- Country: England
- Location: Chopwell
- Coordinates: 54°55′16″N 1°49′23″W﻿ / ﻿54.921°N 1.823°W
- Status: Demolished, portion of site is a nature reserve
- Construction began: 1781
- Decommission date: November 25, 1966

Thermal power station
- Primary fuel: Coal

= Chopwell Colliery =

Coal mine in Tyne and Wear, England

Chopwell Colliery was a coal mine situated at Chopwell, in Gateshead, Tyne and Wear. The pit was first sunk in 1781, and was closed on 25 November 1966. The colliery was bought by the Consett Iron Company in 1896, before being handed over to the National Coal Board in 1947, when the British coal industry was nationalised. The colliery's highest employment numbers were in 1921, when 2,185 people worked there.

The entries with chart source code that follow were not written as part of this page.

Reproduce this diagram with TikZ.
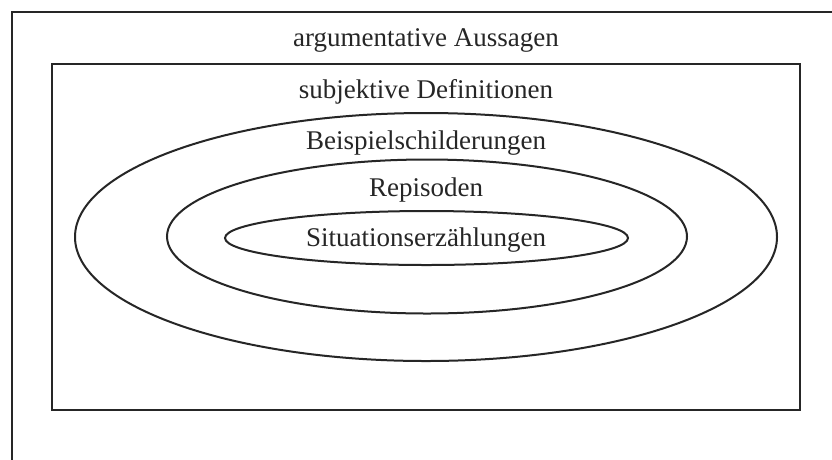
\documentclass[tikz,border=0pt]{standalone}
\usepackage{fontspec}
\setmainfont{Liberation Serif}
\begin{document}
\begin{tikzpicture}[x=1pt,y=-1pt,
  frame/.style={draw=black!85,line width=2pt},
  lbl/.style={anchor=base,inner sep=0pt,font=\fontsize{27}{30}\selectfont,text=black!85}]
\clip (0,0) rectangle (832,459);
\fill[white] (0,0) rectangle (832,459);
\draw[frame] (12,12) rectangle (860,490);
\draw[frame] (52,64) rectangle (800,410);
\draw[frame] (426,237) ellipse [x radius=351, y radius=124];
\draw[frame] (427,236.5) ellipse [x radius=260, y radius=77];
\draw[frame] (426.5,238) ellipse [x radius=201.5, y radius=27];
\node[lbl] (arg) at (426,46) {argumentative Aussagen};
\node[lbl] (subj) at (426,98) {subjektive Definitionen};
\node[lbl] (beis) at (426,149) {Beispielschilderungen};
\node[lbl] (rep) at (426,196) {Repisoden};
\node[lbl] (sit) at (426,246) {Situationserzählungen};
\end{tikzpicture}
\end{document}
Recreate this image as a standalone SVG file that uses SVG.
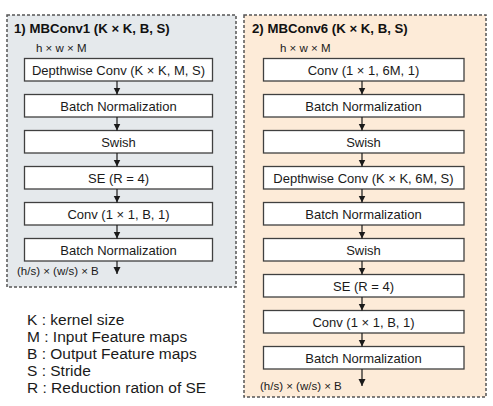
<svg xmlns="http://www.w3.org/2000/svg" width="493" height="406" viewBox="0 0 493 406">
<defs>
<style>
.panel{stroke:#555;stroke-width:1.5;stroke-dasharray:3 2}
.box rect{fill:#fff;stroke:#404040;stroke-width:1.3}
.box text,.t{font-family:"Liberation Sans",Arial,sans-serif;fill:#1a1a1a;text-anchor:middle;font-size:13px}
.title{font-family:"Liberation Sans",Arial,sans-serif;font-weight:bold;font-size:13.2px;fill:#111}
.sm{font-family:"Liberation Sans",Arial,sans-serif;font-size:11.5px;fill:#1a1a1a}
.leg{font-family:"Liberation Sans",Arial,sans-serif;font-size:15.5px;fill:#1a1a1a}
.conn line{stroke:#1a1a1a;stroke-width:1.2;marker-end:url(#ah)}
</style>
<marker id="ah" markerWidth="8" markerHeight="8" refX="7" refY="4" orient="auto" markerUnits="userSpaceOnUse">
<path d="M0,0.5 L7,4 L0,7.5 Z" fill="#1a1a1a"/>
</marker>
</defs>
<rect width="493" height="406" fill="#fff"/>
<g id="panel1">
<rect class="panel" x="7" y="15" width="229" height="272" fill="#e5e9ec"/>
<text class="title" x="14" y="33">1) MBConv1 (K × K, B, S)</text>
<text class="sm" x="36" y="52">h × w × M</text>
<text class="sm" x="17" y="275">(h/s) × (w/s) × B</text>
</g>
<g id="panel2">
<rect class="panel" x="244" y="15" width="242" height="382" fill="#fdebd8"/>
<text class="title" x="252" y="33">2) MBConv6 (K × K, B, S)</text>
<text class="sm" x="280" y="52">h × w × M</text>
<text class="sm" x="260" y="390">(h/s) × (w/s) × B</text>
</g>
<g id="a1" class="box"><rect x="24.5" y="58.5" width="188" height="22.5"/><text x="118.5" y="74.5">Depthwise Conv (K × K, M, S)</text></g>
<g id="a2" class="box"><rect x="24.5" y="94.5" width="188" height="22.5"/><text x="118.5" y="110.5">Batch Normalization</text></g>
<g id="a3" class="box"><rect x="24.5" y="130.5" width="188" height="22.5"/><text x="118.5" y="146.5">Swish</text></g>
<g id="a4" class="box"><rect x="24.5" y="166.5" width="188" height="22.5"/><text x="118.5" y="182.5">SE (R = 4)</text></g>
<g id="a5" class="box"><rect x="24.5" y="202.5" width="188" height="22.5"/><text x="118.5" y="218.5">Conv (1 × 1, B, 1)</text></g>
<g id="a6" class="box"><rect x="24.5" y="238.5" width="188" height="22.5"/><text x="118.5" y="254.5">Batch Normalization</text></g>
<g id="b1" class="box"><rect x="263.5" y="58.5" width="200.5" height="22.5"/><text x="363.5" y="74.5">Conv (1 × 1, 6M, 1)</text></g>
<g id="b2" class="box"><rect x="263.5" y="94.5" width="200.5" height="22.5"/><text x="363.5" y="110.5">Batch Normalization</text></g>
<g id="b3" class="box"><rect x="263.5" y="130.5" width="200.5" height="22.5"/><text x="363.5" y="146.5">Swish</text></g>
<g id="b4" class="box"><rect x="263.5" y="166.5" width="200.5" height="22.5"/><text x="363.5" y="182.5">Depthwise Conv (K × K, 6M, S)</text></g>
<g id="b5" class="box"><rect x="263.5" y="202.5" width="200.5" height="22.5"/><text x="363.5" y="218.5">Batch Normalization</text></g>
<g id="b6" class="box"><rect x="263.5" y="238.5" width="200.5" height="22.5"/><text x="363.5" y="254.5">Swish</text></g>
<g id="b7" class="box"><rect x="263.5" y="274.5" width="200.5" height="22.5"/><text x="363.5" y="290.5">SE (R = 4)</text></g>
<g id="b8" class="box"><rect x="263.5" y="310.5" width="200.5" height="22.5"/><text x="363.5" y="326.5">Conv (1 × 1, B, 1)</text></g>
<g id="b9" class="box"><rect x="263.5" y="346.5" width="200.5" height="22.5"/><text x="363.5" y="362.5">Batch Normalization</text></g>
<g id="connectors" class="conn">
<line x1="117" y1="81" x2="117" y2="94.5"/>
<line x1="117" y1="117" x2="117" y2="130.5"/>
<line x1="117" y1="153" x2="117" y2="166.5"/>
<line x1="117" y1="189" x2="117" y2="202.5"/>
<line x1="117" y1="225" x2="117" y2="238.5"/>
<line x1="117" y1="261" x2="117" y2="274"/>
<line x1="362" y1="81" x2="362" y2="94.5"/>
<line x1="362" y1="117" x2="362" y2="130.5"/>
<line x1="362" y1="153" x2="362" y2="166.5"/>
<line x1="362" y1="189" x2="362" y2="202.5"/>
<line x1="362" y1="225" x2="362" y2="238.5"/>
<line x1="362" y1="261" x2="362" y2="274.5"/>
<line x1="362" y1="297" x2="362" y2="310.5"/>
<line x1="362" y1="333" x2="362" y2="346.5"/>
<line x1="362" y1="369" x2="362" y2="386"/>
</g>
<g id="legend">
<text class="leg" x="27" y="325">K : kernel size</text>
<text class="leg" x="27" y="342">M : Input Feature maps</text>
<text class="leg" x="27" y="359">B : Output Feature maps</text>
<text class="leg" x="27" y="376">S : Stride</text>
<text class="leg" x="27" y="393">R : Reduction ration of SE</text>
</g>
</svg>
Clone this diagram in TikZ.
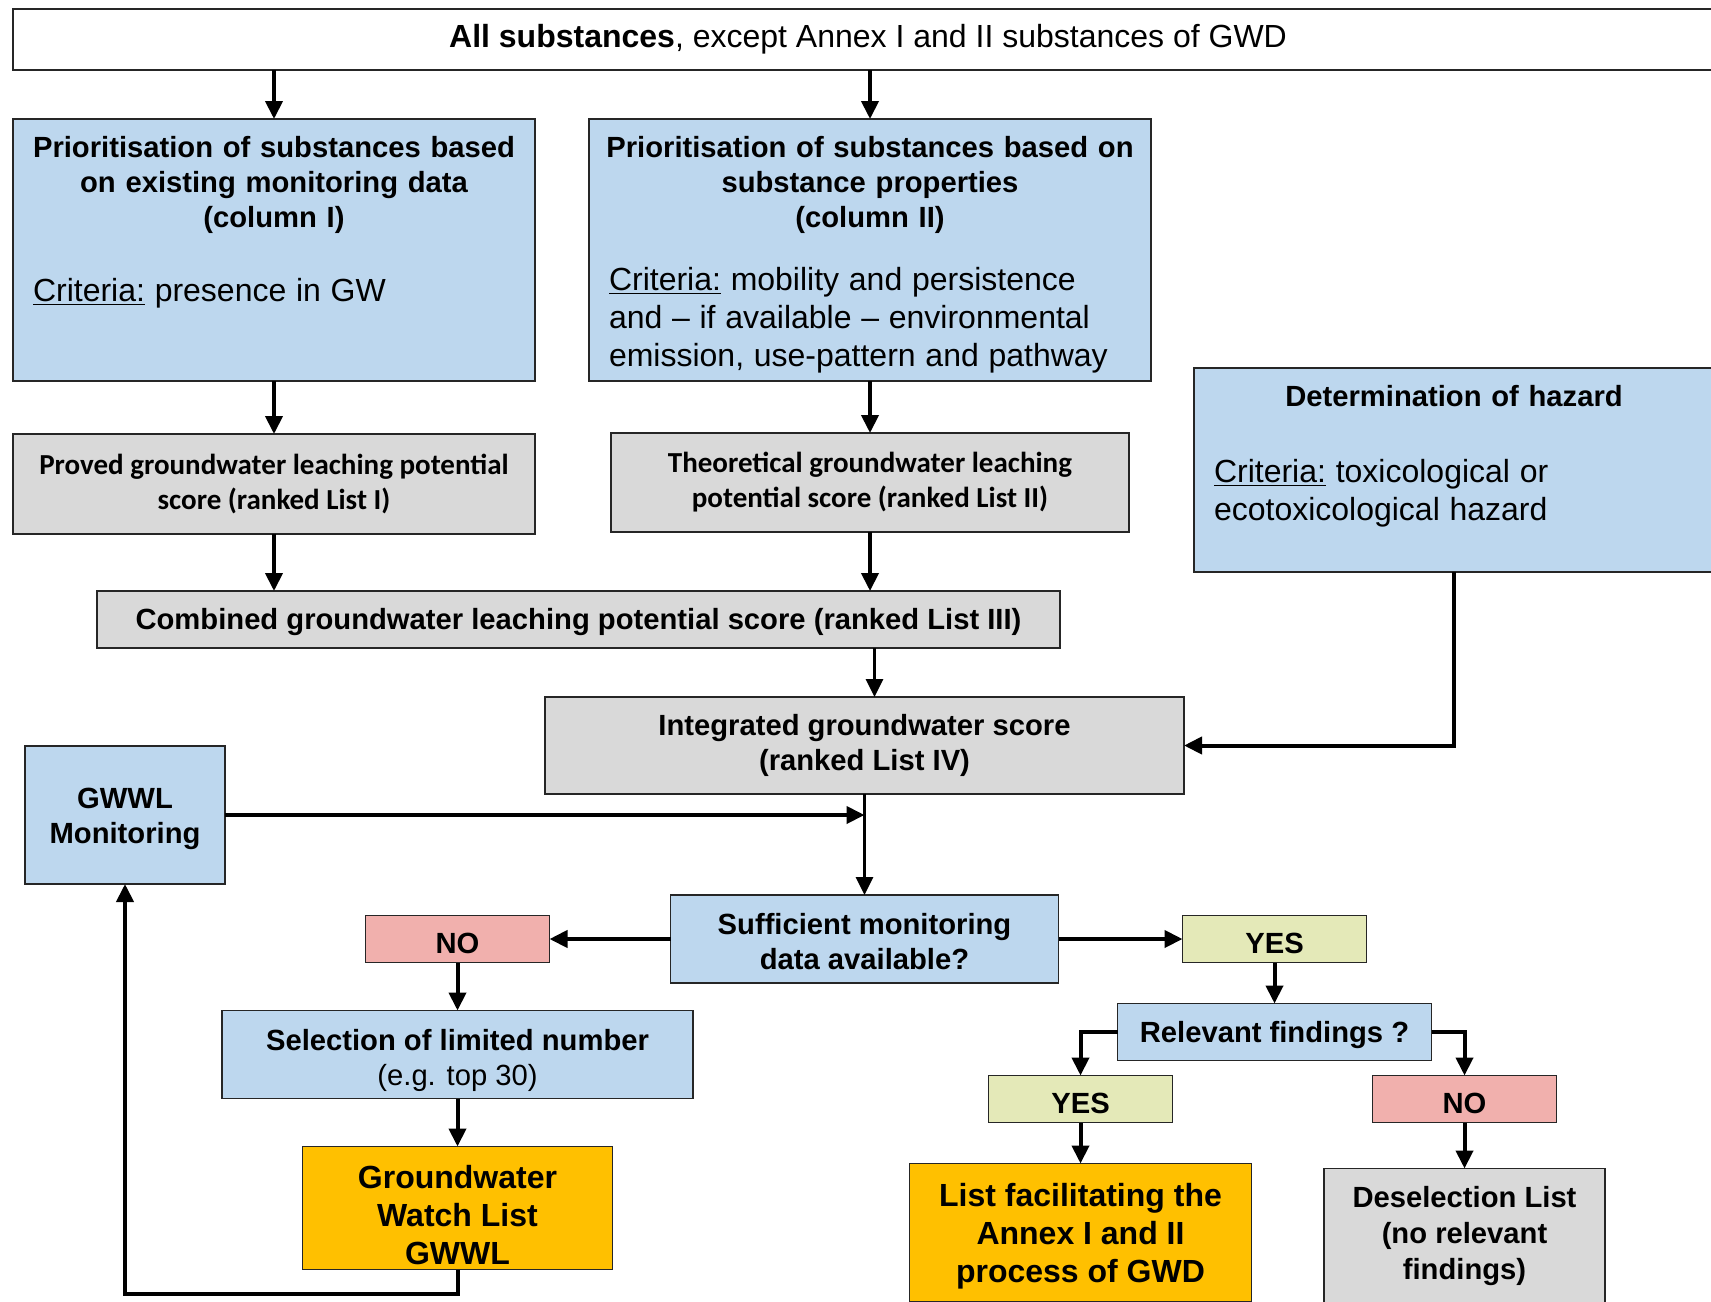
\documentclass[tikz,border=0pt]{standalone}
\usepackage{fontspec}
\setmainfont{Liberation Sans}
\newfontfamily\calibri{Carlito}
\usepackage{xcolor}
\definecolor{lightblue}{HTML}{BDD7EE}
\definecolor{lightgray}{HTML}{D9D9D9}
\definecolor{lightred}{HTML}{F1B0AD}
\definecolor{lightolive}{HTML}{E4E9B8}
\definecolor{amber}{HTML}{FFC000}
\usetikzlibrary{arrows.meta,positioning}
\newcommand{\crit}{\underline{Criteria:}}
\newcommand{\tdrop}[1]{\rule{0pt}{#1}}

\begin{document}
\begin{tikzpicture}[
  box/.style={draw=black!85,line width=0.8pt,align=center,inner sep=0pt,outer sep=0pt,font=\fontsize{14.6}{17.5}\selectfont\bfseries},
  textdrop/.style={execute at begin node={\rule{0pt}{#1}}},
  panel/.style={box,fill=lightblue,align=left,inner xsep=10pt,text height=19pt},
  query/.style={box,fill=lightblue},
  score/.style={box,fill=lightgray},
  calscore/.style={score,font=\calibri\fontsize{14.5}{17.5}\selectfont\bfseries},
  yesbox/.style={box,fill=lightolive,minimum width=92pt,minimum height=23.5pt,textdrop=14.5pt},
  nobox/.style={box,fill=lightred,minimum width=92pt,minimum height=23.5pt,textdrop=14.5pt},
  result/.style={box,fill=amber,font=\fontsize{16}{19}\selectfont\bfseries},
  arr/.style={-{Triangle[length=9pt,width=8.5pt]},line width=2pt}]
\useasboundingbox (0,0) rectangle (855.5pt,-650.5pt);
\clip (0,0) rectangle (855.5pt,-650.5pt);
\node[box,minimum width=855pt,minimum height=30.5pt,font=\fontsize{16}{19}\selectfont] (all) at (434pt,-19.75pt) {\textbf{All substances}, except Annex I and II substances of GWD};
\node[panel,text width=241pt,text depth=112pt,below=24.5pt of all.south west,anchor=north west] (colI) {{\centering Prioritisation of substances based\\on existing monitoring data\\(column I)\par}\vspace{18pt}{\fontsize{16}{19}\selectfont\mdseries\crit{} presence in GW\par}};
\node[panel,inner xsep=8pt,text width=265pt,text depth=112pt,right=27pt of colI.north east,anchor=north west] (colII) {{\centering Prioritisation of substances based on\\substance properties\\(column II)\par}\vspace{12.5pt}{\fontsize{16}{19}\selectfont\mdseries\hspace*{2pt}\crit{} mobility and persistence\\\hspace*{2pt}and -- if available -- environmental\\\hspace*{2pt}emission, use-pattern and pathway\par}};
\node[calscore,minimum width=261pt,minimum height=50pt,below=26.5pt of colI] (proved) {Proved groundwater leaching potential\\score (ranked List I)};
\node[calscore,minimum width=259pt,minimum height=49.5pt,below=26pt of colII] (theo) {Theoretical groundwater leaching\\potential score (ranked List II)};
\node[panel,text width=240pt,text depth=83pt,below right=124.5pt and 21.5pt of colII.north east,anchor=north west] (haz) {{\centering Determination of hazard\par}\vspace{19pt}{\fontsize{16}{19}\selectfont\mdseries\crit{} toxicological or\\ecotoxicological hazard\par}};
\node[score,minimum width=481.5pt,minimum height=28.5pt,textdrop=13.5pt,below right=28.5pt and 42pt of proved.south west,anchor=north west] (comb) {Combined groundwater leaching potential score (ranked List III)};
\node[score,minimum width=319.5pt,minimum height=48.5pt,below=24.5pt of comb,xshift=143pt] (integ) {Integrated groundwater score\\(ranked List IV)};
\node[query,minimum width=100pt,minimum height=69pt,below right=106pt and 6pt of proved.south west,anchor=north west] (mon) {\tdrop{13.7pt}GWWL\\Monitoring};
\node[query,minimum width=194pt,minimum height=44pt,below=50.5pt of integ] (suff) {\tdrop{12.7pt}Sufficient monitoring\\data available?};
\node[nobox,left=60.5pt of suff] (no1) {NO};
\node[yesbox,right=62pt of suff] (yes1) {YES};
\node[query,minimum width=235.5pt,minimum height=44pt,below=24pt of no1] (sel) {\tdrop{16.7pt}Selection of limited number\\{\mdseries (e.g. top 30)}};
\node[result,minimum width=155pt,minimum height=61.5pt,below=24pt of sel] (gwwl) {\tdrop{18.9pt}Groundwater\\Watch List\\GWWL};
\node[query,minimum width=157pt,minimum height=28.5pt,textdrop=13.5pt,below=20.5pt of yes1] (rel) {Relevant findings ?};
\node[yesbox,below=7.5pt of rel.south west,xshift=-18.5pt] (yes2) {YES};
\node[nobox,below=7.5pt of rel.south east,xshift=16.5pt] (no2) {NO};
\node[result,minimum width=171pt,minimum height=69pt,below=20.5pt of yes2] (list) {\tdrop{15.7pt}List facilitating the\\Annex I and II\\process of GWD};
\node[score,minimum width=140.5pt,minimum height=67.5pt,below=23pt of no2,font=\fontsize{14.6}{18}\selectfont\bfseries] (desel) {Deselection List\\(no relevant\\findings)};
\coordinate (cin) at ([xshift=5pt]integ.north);
\draw[arr] (all.south -| colI.north) -- (colI.north);
\draw[arr] (all.south -| colII.north) -- (colII.north);
\draw[arr] (colI) -- (proved);
\draw[arr] (colII) -- (theo);
\draw[arr] (proved.south) -- (proved.south |- comb.north);
\draw[arr] (theo.south) -- (theo.south |- comb.north);
\draw[arr,line width=1.5pt] (comb.south -| cin) -- (cin);
\draw[arr] (haz.south) |- (integ.east);
\draw[arr,line width=1.5pt] (integ) -- (suff);
\draw[arr] (mon.east) -- (mon.east -| integ.south);
\draw[arr] (suff) -- (no1);
\draw[arr] (suff) -- (yes1);
\draw[arr] (no1) -- (sel);
\draw[arr] (sel) -- (gwwl);
\draw[arr] (gwwl.south) -- ++(0,-12pt) -| (mon.south);
\draw[arr] (yes1) -- (rel);
\draw[arr] (rel.west) -| (yes2.north);
\draw[arr] (rel.east) -| (no2.north);
\draw[arr] (yes2) -- (list);
\draw[arr] (no2) -- (desel);
\end{tikzpicture}
\end{document}
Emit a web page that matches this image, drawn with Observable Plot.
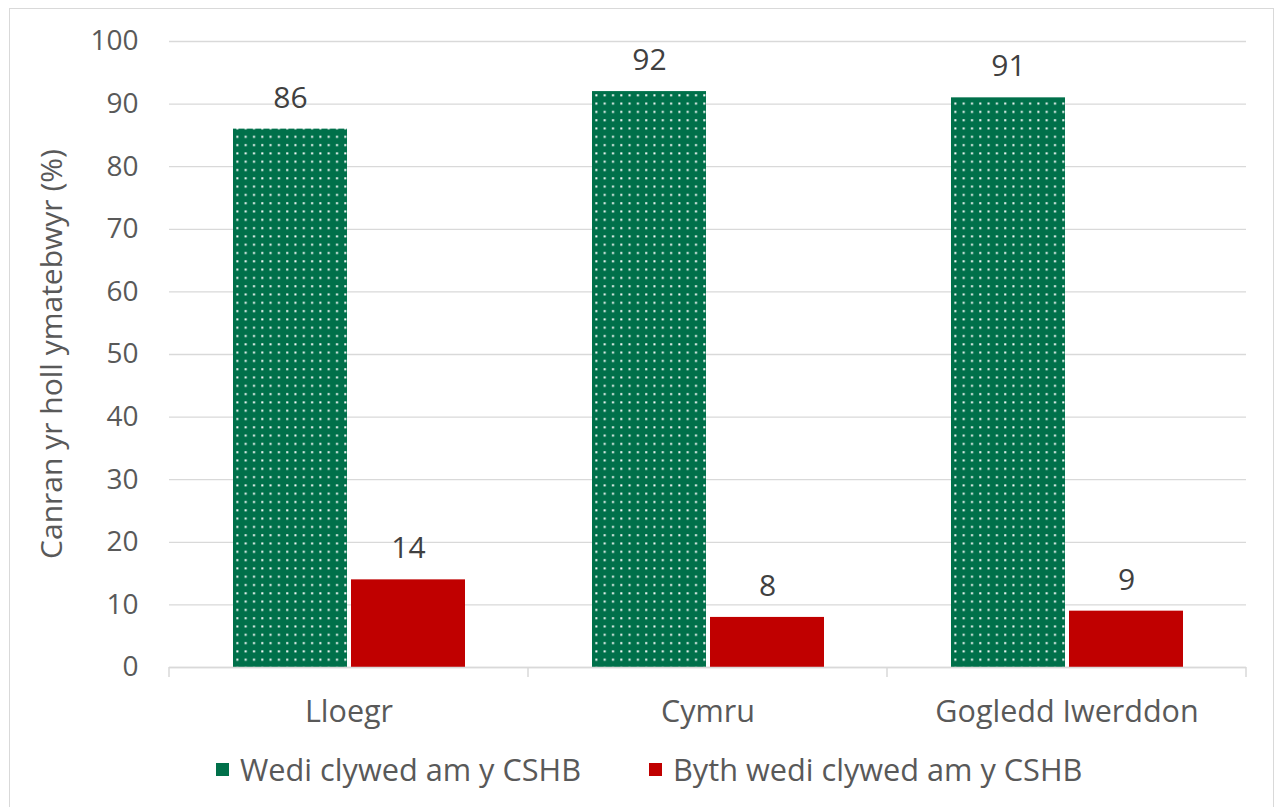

A coal-fired power station was situated at the colliery, which as well as generating its own electricity, received surplus electricity from the generating equipment at Derwenthaugh Coke Works.

==Nature reserve==
After the closing of the colliery, part of the site was turned into the Chopwell Meadows Nature Reserve.
In June 2014, Durham Wildlife Trust took over the management of this reserve from Gateshead Council and will continue the work to develop the area for wildlife.